Nel 2006 l’amico Saverio Simonelli pubblica il suo libro Vivo di Roma e per presentarlo invita Giacomo Losi con cui realizza una conversazione che ancora ricordo per la struggente dolcezza, la raffinata umanità. Anche perché, Saverio lo ha ricordato domenica 4 febbraio in occasione della sua morte: «Losi aveva quel sorriso che lo ha accompagnato per tutta la vita e… oltre».
Nato a Soncino, in provincia di Cremona, 88 anni fa, Giacomino Losi ha militato nella squadra di calcio della Roma tra gli anni ‘50 e i ‘60, per quasi tutta la sua carriera professionistica (quindici stagioni), al punto da essere stato soprannominato, anche per la generosità in campo, Core de Roma. Cresciuto in una famiglia di lavoratori antifascisti, da bambino assiste alla seconda guerra mondiale e partecipa indirettamente alla Resistenza trasportando le munizioni che i partigiani usavano contro i nazifascisti.
Ma di questo non parlò in quella conversazione di 18 anni fa, parlò invece di calcio, di quando dovette marcare campioni come Di Stefano o Pelè («mi fece una finta che ancora lo sto cercando») e di quel mondo lì, oggi così lontano. Ricordo in particolare due passaggi: il primo era sul fatto che “all’epoca” ai calciatori veniva data una maglietta, una sola, che bisognava lavare, a casa, dopo ogni partita per essere pronta e pulita per la sfida successiva.

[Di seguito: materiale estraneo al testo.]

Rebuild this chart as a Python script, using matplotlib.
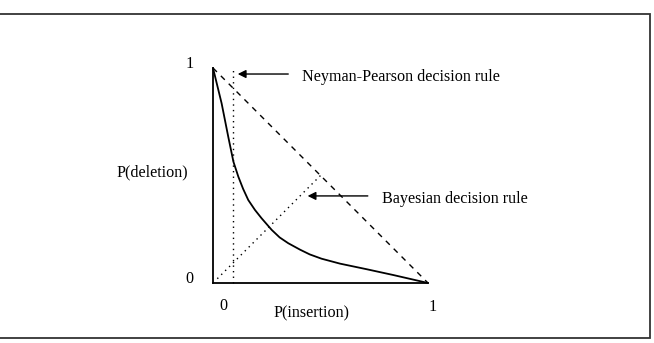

E poi il secondo, degno di un film di Olmi o Fellini: «Ero un ragazzo del Nord, di un piccolo paese della pianura padana e quando arrivai a Roma non stavo nella pelle, mi sembrava tutto così grande, il mio hobby preferito era andare alla stazione Termini e vedere i treni partire e arrivare». Poesia, lacrime, applausi. O, se vogliamo, gioco, set, partita: hai vinto Core de Roma, e un cuore così, non muore neanche quando si ferma.